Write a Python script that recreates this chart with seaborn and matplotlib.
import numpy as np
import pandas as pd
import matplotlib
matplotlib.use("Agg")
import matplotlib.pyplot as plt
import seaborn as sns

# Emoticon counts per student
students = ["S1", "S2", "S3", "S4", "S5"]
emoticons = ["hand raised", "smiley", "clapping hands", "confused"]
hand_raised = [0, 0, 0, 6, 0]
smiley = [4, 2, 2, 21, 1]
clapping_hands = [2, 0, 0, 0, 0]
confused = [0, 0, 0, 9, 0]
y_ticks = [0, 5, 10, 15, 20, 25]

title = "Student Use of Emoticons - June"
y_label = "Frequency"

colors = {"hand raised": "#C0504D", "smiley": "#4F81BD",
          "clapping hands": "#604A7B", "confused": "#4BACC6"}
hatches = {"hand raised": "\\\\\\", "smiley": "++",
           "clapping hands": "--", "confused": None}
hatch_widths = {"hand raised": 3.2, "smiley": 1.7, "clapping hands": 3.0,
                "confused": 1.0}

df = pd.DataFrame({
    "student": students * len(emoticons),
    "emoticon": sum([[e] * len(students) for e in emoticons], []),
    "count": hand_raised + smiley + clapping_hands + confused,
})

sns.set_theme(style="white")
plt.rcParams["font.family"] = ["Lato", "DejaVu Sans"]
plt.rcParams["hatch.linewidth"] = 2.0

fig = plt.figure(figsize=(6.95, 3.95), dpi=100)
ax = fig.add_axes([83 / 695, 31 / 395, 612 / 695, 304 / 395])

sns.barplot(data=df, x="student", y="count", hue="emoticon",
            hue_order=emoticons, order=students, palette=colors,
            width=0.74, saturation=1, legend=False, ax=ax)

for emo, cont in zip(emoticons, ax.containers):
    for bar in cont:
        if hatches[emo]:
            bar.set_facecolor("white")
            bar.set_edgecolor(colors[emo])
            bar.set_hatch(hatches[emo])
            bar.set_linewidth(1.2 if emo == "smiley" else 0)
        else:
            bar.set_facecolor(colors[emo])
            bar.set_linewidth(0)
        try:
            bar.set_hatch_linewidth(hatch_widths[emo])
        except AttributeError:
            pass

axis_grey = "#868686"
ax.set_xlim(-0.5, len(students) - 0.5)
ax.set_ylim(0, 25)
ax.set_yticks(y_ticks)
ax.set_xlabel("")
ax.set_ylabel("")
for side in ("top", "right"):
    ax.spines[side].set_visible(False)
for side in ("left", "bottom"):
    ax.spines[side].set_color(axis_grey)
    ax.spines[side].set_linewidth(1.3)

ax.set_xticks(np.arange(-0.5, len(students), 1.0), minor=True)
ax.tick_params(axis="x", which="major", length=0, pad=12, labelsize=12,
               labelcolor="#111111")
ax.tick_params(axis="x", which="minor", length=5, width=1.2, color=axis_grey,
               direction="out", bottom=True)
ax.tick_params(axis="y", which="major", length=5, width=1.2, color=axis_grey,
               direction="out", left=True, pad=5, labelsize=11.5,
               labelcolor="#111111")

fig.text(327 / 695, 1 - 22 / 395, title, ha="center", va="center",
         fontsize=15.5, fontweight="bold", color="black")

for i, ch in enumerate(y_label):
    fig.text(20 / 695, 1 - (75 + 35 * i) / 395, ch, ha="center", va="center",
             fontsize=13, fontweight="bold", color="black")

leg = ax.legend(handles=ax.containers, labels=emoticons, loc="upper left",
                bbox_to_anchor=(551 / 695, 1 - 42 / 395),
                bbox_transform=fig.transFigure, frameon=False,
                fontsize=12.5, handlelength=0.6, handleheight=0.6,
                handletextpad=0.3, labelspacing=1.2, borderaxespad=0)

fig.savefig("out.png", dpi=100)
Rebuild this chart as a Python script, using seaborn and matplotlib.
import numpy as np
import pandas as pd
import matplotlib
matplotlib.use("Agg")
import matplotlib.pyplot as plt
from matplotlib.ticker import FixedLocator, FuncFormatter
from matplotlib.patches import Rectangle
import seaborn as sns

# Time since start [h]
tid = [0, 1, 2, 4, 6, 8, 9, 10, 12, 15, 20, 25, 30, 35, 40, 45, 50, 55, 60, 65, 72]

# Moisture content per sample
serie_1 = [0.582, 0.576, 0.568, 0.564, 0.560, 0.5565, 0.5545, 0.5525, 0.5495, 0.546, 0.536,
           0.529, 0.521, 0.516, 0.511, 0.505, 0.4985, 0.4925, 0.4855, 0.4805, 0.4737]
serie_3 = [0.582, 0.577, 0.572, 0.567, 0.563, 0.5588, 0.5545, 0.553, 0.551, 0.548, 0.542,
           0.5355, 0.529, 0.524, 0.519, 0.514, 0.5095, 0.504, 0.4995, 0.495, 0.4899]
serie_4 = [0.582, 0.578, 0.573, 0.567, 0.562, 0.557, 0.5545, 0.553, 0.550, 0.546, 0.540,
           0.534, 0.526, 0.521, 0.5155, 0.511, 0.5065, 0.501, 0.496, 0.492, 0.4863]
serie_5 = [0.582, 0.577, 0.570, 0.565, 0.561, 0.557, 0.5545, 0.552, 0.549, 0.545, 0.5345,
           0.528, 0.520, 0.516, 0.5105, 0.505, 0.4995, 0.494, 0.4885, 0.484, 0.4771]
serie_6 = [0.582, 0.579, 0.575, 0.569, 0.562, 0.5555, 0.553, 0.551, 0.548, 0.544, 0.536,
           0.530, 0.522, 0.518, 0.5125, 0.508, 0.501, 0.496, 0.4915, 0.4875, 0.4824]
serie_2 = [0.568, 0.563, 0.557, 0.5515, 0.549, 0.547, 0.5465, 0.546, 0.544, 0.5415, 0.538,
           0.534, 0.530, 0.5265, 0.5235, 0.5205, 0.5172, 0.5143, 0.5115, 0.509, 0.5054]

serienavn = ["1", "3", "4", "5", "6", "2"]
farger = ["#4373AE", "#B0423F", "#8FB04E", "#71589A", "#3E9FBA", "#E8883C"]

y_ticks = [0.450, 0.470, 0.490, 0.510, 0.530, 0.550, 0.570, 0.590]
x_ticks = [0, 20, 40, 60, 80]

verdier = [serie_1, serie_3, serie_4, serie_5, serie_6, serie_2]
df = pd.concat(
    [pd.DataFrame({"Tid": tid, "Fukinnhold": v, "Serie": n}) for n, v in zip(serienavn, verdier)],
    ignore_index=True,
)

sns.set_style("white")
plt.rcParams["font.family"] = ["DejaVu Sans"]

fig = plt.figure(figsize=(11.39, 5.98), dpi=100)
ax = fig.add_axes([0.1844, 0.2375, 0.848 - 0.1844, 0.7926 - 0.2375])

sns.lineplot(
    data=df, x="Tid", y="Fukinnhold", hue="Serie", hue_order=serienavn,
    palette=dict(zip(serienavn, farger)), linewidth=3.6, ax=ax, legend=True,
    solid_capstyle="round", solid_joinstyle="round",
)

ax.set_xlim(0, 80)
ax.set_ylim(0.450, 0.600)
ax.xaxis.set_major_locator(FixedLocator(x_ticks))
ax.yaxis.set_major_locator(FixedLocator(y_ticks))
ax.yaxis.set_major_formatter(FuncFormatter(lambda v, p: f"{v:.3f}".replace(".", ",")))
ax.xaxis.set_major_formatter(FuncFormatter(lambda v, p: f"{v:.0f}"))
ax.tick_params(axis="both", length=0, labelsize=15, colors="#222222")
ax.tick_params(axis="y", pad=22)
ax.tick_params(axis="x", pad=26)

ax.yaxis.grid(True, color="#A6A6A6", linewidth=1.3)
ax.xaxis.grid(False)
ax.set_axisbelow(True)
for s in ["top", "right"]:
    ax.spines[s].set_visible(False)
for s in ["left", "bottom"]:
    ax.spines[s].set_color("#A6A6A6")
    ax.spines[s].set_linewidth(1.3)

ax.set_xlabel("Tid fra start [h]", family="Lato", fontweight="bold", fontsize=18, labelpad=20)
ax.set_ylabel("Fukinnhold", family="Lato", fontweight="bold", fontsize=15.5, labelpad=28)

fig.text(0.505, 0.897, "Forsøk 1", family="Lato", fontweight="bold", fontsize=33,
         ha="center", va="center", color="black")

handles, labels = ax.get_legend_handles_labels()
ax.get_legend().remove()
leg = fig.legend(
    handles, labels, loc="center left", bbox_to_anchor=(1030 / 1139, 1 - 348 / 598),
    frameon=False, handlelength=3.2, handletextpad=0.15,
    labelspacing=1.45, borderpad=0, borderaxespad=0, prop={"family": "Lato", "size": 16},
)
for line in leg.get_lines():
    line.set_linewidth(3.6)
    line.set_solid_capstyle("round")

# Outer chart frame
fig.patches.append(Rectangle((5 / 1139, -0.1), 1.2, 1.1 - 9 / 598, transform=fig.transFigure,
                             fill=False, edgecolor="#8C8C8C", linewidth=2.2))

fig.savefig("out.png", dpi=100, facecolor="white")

- - - - - - -

**INSTRUCTIONS FOR THE TASK:** Search the data for "seaborn". Copy every matching line.

**ANSWER TO THE PROBLEM:**
Write a Python script that recreates this chart with seaborn and matplotlib.
import seaborn as sns
Rebuild this chart as a Python script, using seaborn and matplotlib.
import seaborn as sns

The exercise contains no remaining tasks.